1997

1997

Every year offers music both good and bad, but some years have a special pull. In My Favorite Music Year, A.V. Club music writers choose the years that speak to them most deeply, however fresh in memory or far in the past.

1997 seems far too recent a time to put in the proper historical perspective when it comes to music, but the heart wants what it wants, and mine wants 1997. Part of the reason for that choice is surely how absolutely immersed I was during that period of time. I published/edited/lived a music fanzine called Milk from 1993-1999, during which time I was also dabbling in concert promotion (as “Milk Magazine Presents”). Oh, and did I mention that I was also manager/buyer at an indie record store—Atomic Records in Milwaukee—for that entire period? Yes, I was. So assuming I was awake for 16 hours a day—probably a low estimate—I was probably listening to music for 12. A nine-hour shift at the store with co-workers with wildly varying tastes and access to every record at all times left a pretty serious impression. I still listen to an inordinate amount of music, but I’ll probably never re-create the absolute immersion of those years.

In the inaugural My Favorite Music Year, Steven Hyden wrote about a friend of his who didn’t listen to any music made before he was born. While I don’t think that’s valid—he’s cheating himself!—I would definitely have a tough time choosing a favorite music year that I didn’t actually live through. Which isn’t to say that context is more important than the music itself, but your age, state of mind, and life situation certainly play parts in how music affects you. And for me, it was mostly about the nascent world of indie-rock.

Things were certainly becoming more segmented and rigid in the world of popular music at the time, with radio formats finding their way into stricter genres.
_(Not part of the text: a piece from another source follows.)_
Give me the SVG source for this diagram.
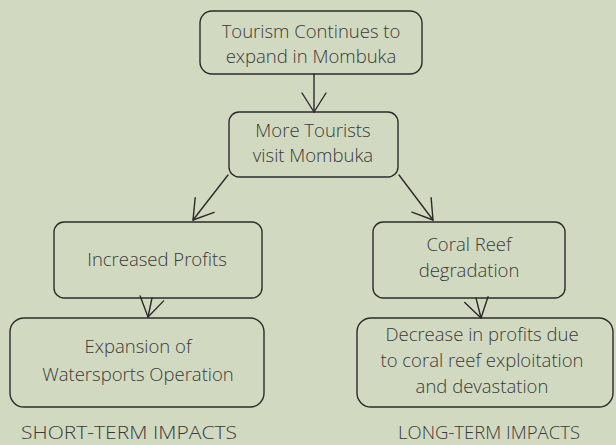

Pop—the kind you find on the radio and the Billboard Singles chart—was going through a particularly fallow time: The year’s big singles included Jewel’s “You Were Meant For Me,” Third Eye Blind’s “Semi-Charmed Life,” and Sugar Ray’s “Fly” in the ubiquitous/insipid category. The Spice Girls’ Spice was the year’s best-selling album, but at least that provided a bit of tongue-in-cheek fun. The best-selling country album of all time, Shania Twain’s Come On Over, came out in 1997—it’s now platinum 20 times over—but none of those songs filtered their way into my existence much.

“Indie” still existed on the margins: Even a band like Pavement, which seems so major in hindsight, was barely a blip compared to Puff Daddy, who was all over the charts. (One incredible anomaly: the anarcho-punks in Chumbawumba, who hit huge with the fantastic fluke “Tubthumping.”) Pop-punk was already firmly entrenched on the charts thanks to Green Day, who made it extra safe for the malls—Hot Topic really started booming in the late ’90s and never looked back.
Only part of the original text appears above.